NEW YORK — Writer David Levithan last year marked the 10th anniversary of his “Boy Meets Boy,” a romantic teen comedy where the homecoming queen was once a guy and the gay-straight alliance was aimed at helping the straight kids learn how to dance.
Levithan, also publisher and editorial director at Scholastic, offered his insights into parenting and books on LGBTQ-related themes for young people in an interview with The Associated Press.
AP: How does a parent who isn’t involved in the LGBTQ community but would like to foster an awareness and tolerance in children go about doing that through books, and at what age does that process begin?
Levithan: It’s never too early to foster kindness and equal treatment, for whatever group. So much of the pain that LGBT kids go through is because they feel distanced from all of the narratives they’ve been given. They’ve been told that everyone grows up a certain way, and now their own way is diverging from that.
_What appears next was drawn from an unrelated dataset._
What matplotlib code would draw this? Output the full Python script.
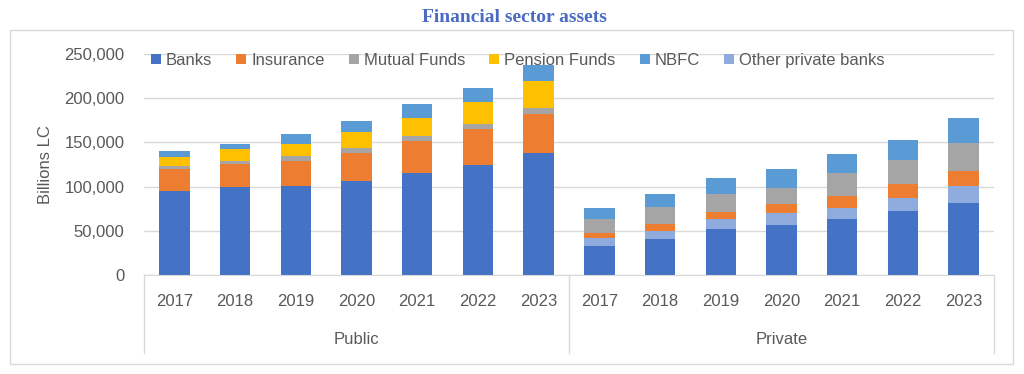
import numpy as np
import matplotlib.pyplot as plt
from matplotlib.lines import Line2D
from matplotlib.patches import Rectangle
from matplotlib.ticker import FuncFormatter

# Categories: 7 public years followed by 7 private years
years = ['2017', '2018', '2019', '2020', '2021', '2022', '2023']
groups = ['Public', 'Private']

# Stacked series (billions LC), public values then private values
banks = [95500, 99000, 101000, 106500, 115500, 125000, 138500,
         33000, 41000, 52000, 56000, 63500, 72500, 82000]
other_private = [0, 0, 0, 0, 0, 0, 0,
                 9000, 9000, 11000, 14500, 12800, 14700, 18500]
insurance = [24000, 26500, 28500, 32000, 36000, 40500, 43500,
             6000, 7600, 7900, 9800, 13600, 15600, 17300]
mutual_funds = [3700, 3400, 5300, 5700, 5300, 5000, 6700,
                15000, 18900, 20400, 18500, 26000, 27300, 31000]
pension = [9800, 13200, 13200, 17000, 21100, 25500, 30200,
           0, 0, 0, 0, 0, 0, 0]
nbfc = [7200, 5600, 11300, 13200, 15100, 15500, 19000,
        13300, 15000, 18800, 20800, 20800, 22500, 28500]

# stacking order (bottom -> top)
stack = [('Banks', banks, '#4472C4'),
         ('Other private banks', other_private, '#8FAADC'),
         ('Insurance', insurance, '#ED7D31'),
         ('Mutual Funds', mutual_funds, '#A5A5A5'),
         ('Pension Funds', pension, '#FFC000'),
         ('NBFC', nbfc, '#5B9BD5')]
legend_order = ['Banks', 'Insurance', 'Mutual Funds', 'Pension Funds', 'NBFC', 'Other private banks']

plt.rcParams['font.family'] = ['Liberation Sans', 'DejaVu Sans']
txt = '#595959'
grid = '#D9D9D9'
fs = 12

W, H = 1024, 374
fig = plt.figure(figsize=(W/100, H/100), dpi=100, facecolor='w')

# outer chart border
fig.patches.append(Rectangle((10/W, 1-364/H), 1003/W, 334/H, transform=fig.transFigure,
                             fill=False, edgecolor=grid, linewidth=1))
fig.text(514/W, 1-17/H, 'Financial sector assets', ha='center', va='center',
         family=['Liberation Serif', 'DejaVu Serif'], fontweight='bold', fontsize=14, color='#4A6BC4')

ax = fig.add_axes([144/W, 1-275/H, 850/W, 221/H])
n = len(banks)
x = np.arange(n)
bottom = np.zeros(n)
handles = {}
for name, vals, col in stack:
    v = np.array(vals, dtype=float)
    b = ax.bar(x, v, bottom=bottom, width=0.5, color=col, label=name, zorder=2)
    handles[name] = b
    bottom += v

ax.set_xlim(-0.5, n-0.5)
ax.set_ylim(0, 250000)
ax.set_yticks(np.arange(0, 250001, 50000))
ax.yaxis.set_major_formatter(FuncFormatter(lambda v, p: f'{int(v):,}'))
ax.grid(axis='y', color=grid, linewidth=1, zorder=0)
for s in ['top', 'right', 'left']:
    ax.spines[s].set_visible(False)
ax.spines['bottom'].set_color(grid)
ax.tick_params(axis='y', length=0, labelsize=fs, labelcolor=txt, pad=14)
ax.tick_params(axis='x', length=0, labelbottom=False)
ax.set_ylabel('Billions LC', fontsize=fs, color=txt, labelpad=8)

# multi-level category axis
tr = ax.get_xaxis_transform()
for i in range(n):
    ax.text(i, -26/221, years[i % 7], transform=tr, ha='center', va='center', fontsize=fs, color=txt)
for g, name in enumerate(groups):
    ax.text(g*7 + 3, -65/221, name, transform=tr, ha='center', va='center', fontsize=fs, color=txt)
for xs in [-0.5, 6.5, n-0.5]:
    ax.add_line(Line2D([xs, xs], [0, -78/221], transform=tr, color=grid, linewidth=1, clip_on=False))

ax.legend([handles[k] for k in legend_order], legend_order, loc='upper left',
          bbox_to_anchor=(0.0, 1.035), ncol=6, frameon=False, fontsize=fs,
          labelcolor=txt, handlelength=0.6, handleheight=0.6, handletextpad=0.3,
          columnspacing=1.45, borderaxespad=0)

fig.savefig('out.png', dpi=100, facecolor='w')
The best thing parents can do, whether their kids end up queer or straight, is to acknowledge all of the different options that are out there, and letting their kids know that they support them no matter which options end up being theirs.
Books are a wonderful signifier and a perfect conversation starter. With my novel ‘Boy Meets Boy,’ I’ve seen it work both ways: I’ve had kids who’ve left their copies around for parents to find, as a way of ‘coming out’ to them. And I’ve had parents who’ve left their copies around for kids to find, so the kids would know they were supported and loved.